これは、Amazonがプライスマッチング(最低価格保証)ということをやっていて、一時的に日本の価格を決定する相手が日本の洋書店になったために起こった現象らしい。
???よく知らない。スミマセン。

ただ、これでわかったのは、電子書籍の値段は変動相場制であり、国によって値段が変わるということだ。

それよりもなによりも、Amazon.comの会員なのにぼくが日本人であるということでアメリカ人の客と扱いが違うとは思っていなかった。
ぼくが日本人の客であることを、Amazonはどうして知るのだろうか。
登録した住所か、クレジットカードの住所か、あるいは警察と同じでIPアドレスだろうか。
どれも偽装できるが(クレカの場合はギフトカードを使えばいいのではないだろうか)、ナイガルドさんのようにアカウント停止されるのもイヤだから実験はしていない。
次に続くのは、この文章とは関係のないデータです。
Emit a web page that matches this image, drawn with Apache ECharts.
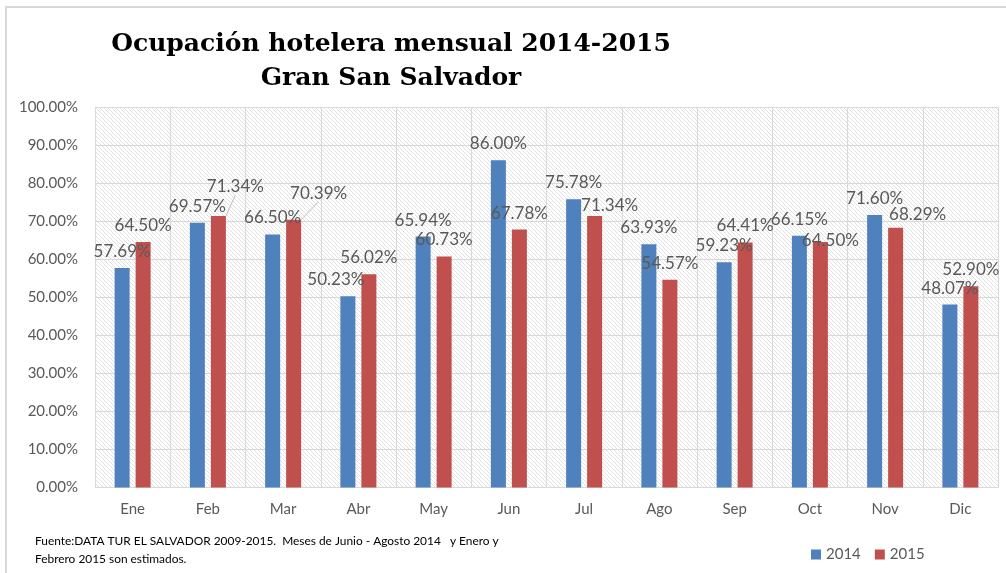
<!DOCTYPE html>
<html>
<head>
<meta charset="utf-8">
<script src="https://cdn.jsdelivr.net/npm/echarts@6/dist/echarts.min.js"></script>
<style>
  html, body { margin: 0; padding: 0; background: #fff; }
  #chart { width: 1006px; height: 573px; }
</style>
</head>
<body>
<div id="chart"></div>
<script>
// datos
const meses = ["Ene", "Feb", "Mar", "Abr", "May", "Jun", "Jul", "Ago", "Sep", "Oct", "Nov", "Dic"];
const ocup2014 = [57.69, 69.57, 66.50, 50.23, 65.94, 86.00, 75.78, 63.93, 59.23, 66.15, 71.60, 48.07];
const ocup2015 = [64.50, 71.34, 70.39, 56.02, 60.73, 67.78, 71.34, 54.57, 64.41, 64.50, 68.29, 52.90];
const ticksY = [0, 10, 20, 30, 40, 50, 60, 70, 80, 90, 100];

// etiquetas movidas a mano (como en Excel)
const mover2014 = { 3: [-12, 0] };
const mover2015 = { 1: [17, -13], 2: [25, -10], 6: [15, 6], 9: [10, 15], 10: [22, 3] };
const conGuia2015 = [1, 2];

// patron de rayas del fondo
const tile = document.createElement("canvas");
tile.width = 4;
tile.height = 4;
const tctx = tile.getContext("2d");
tctx.fillStyle = "#fff";
tctx.fillRect(0, 0, 4, 4);
tctx.fillStyle = "rgba(180,180,180,0.4)";
for (let i = 0; i < 4; i++) tctx.fillRect(i, i, 1, 1);

const chart = echarts.init(document.getElementById("chart"));

const gris = "#595959";
const fuente = "Lato";

const etiqueta = {
  show: true,
  position: "top",
  distance: 8,
  color: gris,
  fontFamily: fuente,
  fontSize: 17,
  formatter: (p) => p.value.toFixed(2) + "%"
};

const mover = (tabla) => (params) => {
  const m = tabla[params.dataIndex];
  return m ? { dx: m[0], dy: m[1] } : {};
};

const option = {
  animation: false,
  backgroundColor: "#fff",
  title: [
    {
      text: "Ocupación hotelera mensual 2014-2015\nGran San Salvador",
      left: 386,
      top: 22,
      textAlign: "center",
      textStyle: {
        fontFamily: "DejaVu Serif",
        fontWeight: "bold",
        fontSize: 25,
        lineHeight: 34,
        color: "#000"
      }
    },
    {
      text: "Fuente:DATA TUR EL SALVADOR 2009-2015.  Meses de Junio - Agosto 2014   y Enero y\nFebrero 2015 son estimados.",
      left: 35,
      top: 532,
      padding: 0,
      textStyle: {
        fontFamily: fuente,
        fontWeight: "normal",
        fontSize: 11.9,
        lineHeight: 18,
        color: "#000"
      }
    }
  ],
  graphic: [
    {
      type: "rect",
      silent: true,
      shape: { x: 6, y: 7, width: 1010, height: 580 },
      style: { fill: "none", stroke: "#d9d9d9", lineWidth: 2 }
    }
  ],
  legend: {
    left: 806,
    top: 542,
    itemWidth: 10,
    itemHeight: 10,
    itemGap: 14,
    icon: "rect",
    textStyle: { color: gris, fontFamily: fuente, fontSize: 15 },
    data: ["2014", "2015"]
  },
  grid: {
    left: 95,
    right: 8,
    top: 107,
    bottom: 85.5,
    show: true,
    borderWidth: 0,
    backgroundColor: { image: tile, repeat: "repeat" }
  },
  xAxis: {
    type: "category",
    data: meses,
    axisTick: { show: false },
    axisLine: { lineStyle: { color: "#d9d9d9" } },
    axisLabel: { color: gris, fontFamily: fuente, fontSize: 15, margin: 14 },
    splitLine: { show: true, lineStyle: { color: "#d9d9d9" } }
  },
  yAxis: {
    type: "value",
    min: ticksY[0],
    max: ticksY[ticksY.length - 1],
    interval: 10,
    axisLine: { show: false },
    axisTick: { show: false },
    axisLabel: {
      color: gris,
      fontFamily: fuente,
      fontSize: 15,
      margin: 17,
      formatter: (v) => v.toFixed(2) + "%"
    },
    splitLine: { lineStyle: { color: "#d9d9d9" } }
  },
  series: [
    {
      name: "2014",
      type: "bar",
      data: ocup2014,
      barWidth: 15,
      barGap: "40%",
      itemStyle: { color: "#4f81bd" },
      label: etiqueta,
      labelLayout: mover(mover2014)
    },
    {
      name: "2015",
      type: "bar",
      data: ocup2015.map((v, i) =>
        conGuia2015.includes(i) ? { value: v, labelLine: { show: true } } : v
      ),
      barWidth: 15,
      itemStyle: { color: "#c0504d" },
      label: etiqueta,
      labelLine: { show: false, lineStyle: { color: "#bfbfbf", width: 1 } },
      labelLayout: mover(mover2015)
    }
  ]
};

chart.setOption(option);
</script>
</body>
</html>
まとめると、電子書籍を買う、すぐに買える通信端末を持ち歩くということは、向こうからも見られている、常にお店から監視される状態であるということだ。
それは別に急に始まったわけではないし、GoogleのAndroid端末であっても、Appleのiディバイスであっても起こりうることだ。
どの端末も個人情報と紐付けされているし、常にアクセス状況や位置情報をぼくたちは意識的にせよ無意識にせよ自主的に送信している。
そしてどのコンテンツも端末に紐付けされている。
このことを意識する必要がある。

おおざっぱな感想だが、窮屈な時代であり、いろいろ注意が必要だ。